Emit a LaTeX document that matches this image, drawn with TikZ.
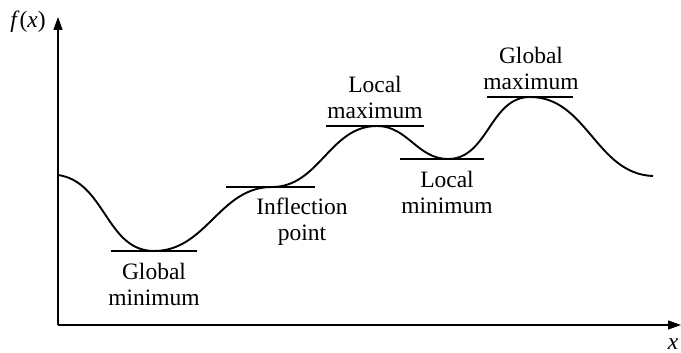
\documentclass[tikz,border=0pt]{standalone}
\usepackage{fontspec}
\setmainfont{Liberation Serif}
\usetikzlibrary{arrows.meta}

\tikzset{
  axis/.style={line width=1.2pt, -{Triangle[length=13pt,width=9pt]}},
  tangent/.style={line width=1.9pt},
  lbl/.style={align=center, font=\fontsize{23.5}{26}\selectfont, inner sep=0pt}
}

\begin{document}
\begin{tikzpicture}[x=1pt, y=1pt]
    \useasboundingbox (0,0) rectangle (681,353);

    % Axes
    \coordinate (O) at (58,28);
    \coordinate (ytop) at (58,336);
    \coordinate (xend) at (681,28);
    \draw[axis] (O) -- (ytop);
    \draw[axis] (O) -- (xend);
    \node[lbl] (fx) at (28,331) {\textit{f}(\textit{x})};
    \node[lbl] (xl) at (673,9) {\textit{x}};

    % Key points of the curve
    \coordinate (start) at (58,178);
    \coordinate (gmin) at (154,102);
    \coordinate (infl) at (272,166);
    \coordinate (lmax) at (377,227);
    \coordinate (lmin) at (448,194);
    \coordinate (gmax) at (530,256);
    \coordinate (stop) at (653,177);

    % Function curve
    \draw[line width=1.9pt]
      (start) to[out=-8,in=180] (gmin)
      to[out=0,in=180] (infl)
      to[out=0,in=180] (lmax)
      to[out=0,in=180] (lmin)
      to[out=0,in=180] (gmax)
      to[out=0,in=178] (stop);

    % Horizontal tangents
    \draw[tangent] ([xshift=-43]gmin) -- ([xshift=43]gmin);
    \draw[tangent] ([xshift=-46]infl) -- ([xshift=43]infl);
    \draw[tangent] ([xshift=-51]lmax) -- ([xshift=47]lmax);
    \draw[tangent] ([xshift=-48]lmin) -- ([xshift=36]lmin);
    \draw[tangent] ([xshift=-43]gmax) -- ([xshift=43]gmax);

    % Labels
    \node[lbl] (gminlbl) at (154,69) {Global\\minimum};
    \node[lbl] (infllbl) at (302,131) {Inflection\\point};
    \node[lbl] (lmaxlbl) at (375,256) {Local\\maximum};
    \node[lbl] (lminlbl) at (447,161) {Local\\minimum};
    \node[lbl] (gmaxlbl) at (531,285) {Global\\maximum};
\end{tikzpicture}
\end{document}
-----
SHORT TASK >> Except for the pictures, give all the material above again verbatim.

EXERCISE SOLUTION >>
Emit a LaTeX document that matches this image, drawn with TikZ.
\documentclass[tikz,border=0pt]{standalone}
\usepackage{fontspec}
\setmainfont{Liberation Serif}
\usetikzlibrary{arrows.meta}

\tikzset{
  axis/.style={line width=1.2pt, -{Triangle[length=13pt,width=9pt]}},
  tangent/.style={line width=1.9pt},
  lbl/.style={align=center, font=\fontsize{23.5}{26}\selectfont, inner sep=0pt}
}

\begin{document}
\begin{tikzpicture}[x=1pt, y=1pt]
    \useasboundingbox (0,0) rectangle (681,353);

    % Axes
    \coordinate (O) at (58,28);
    \coordinate (ytop) at (58,336);
    \coordinate (xend) at (681,28);
    \draw[axis] (O) -- (ytop);
    \draw[axis] (O) -- (xend);
    \node[lbl] (fx) at (28,331) {\textit{f}(\textit{x})};
    \node[lbl] (xl) at (673,9) {\textit{x}};

    % Key points of the curve
    \coordinate (start) at (58,178);
    \coordinate (gmin) at (154,102);
    \coordinate (infl) at (272,166);
    \coordinate (lmax) at (377,227);
    \coordinate (lmin) at (448,194);
    \coordinate (gmax) at (530,256);
    \coordinate (stop) at (653,177);

    % Function curve
    \draw[line width=1.9pt]
      (start) to[out=-8,in=180] (gmin)
      to[out=0,in=180] (infl)
      to[out=0,in=180] (lmax)
      to[out=0,in=180] (lmin)
      to[out=0,in=180] (gmax)
      to[out=0,in=178] (stop);

    % Horizontal tangents
    \draw[tangent] ([xshift=-43]gmin) -- ([xshift=43]gmin);
    \draw[tangent] ([xshift=-46]infl) -- ([xshift=43]infl);
    \draw[tangent] ([xshift=-51]lmax) -- ([xshift=47]lmax);
    \draw[tangent] ([xshift=-48]lmin) -- ([xshift=36]lmin);
    \draw[tangent] ([xshift=-43]gmax) -- ([xshift=43]gmax);

    % Labels
    \node[lbl] (gminlbl) at (154,69) {Global\\minimum};
    \node[lbl] (infllbl) at (302,131) {Inflection\\point};
    \node[lbl] (lmaxlbl) at (375,256) {Local\\maximum};
    \node[lbl] (lminlbl) at (447,161) {Local\\minimum};
    \node[lbl] (gmaxlbl) at (531,285) {Global\\maximum};
\end{tikzpicture}
\end{document}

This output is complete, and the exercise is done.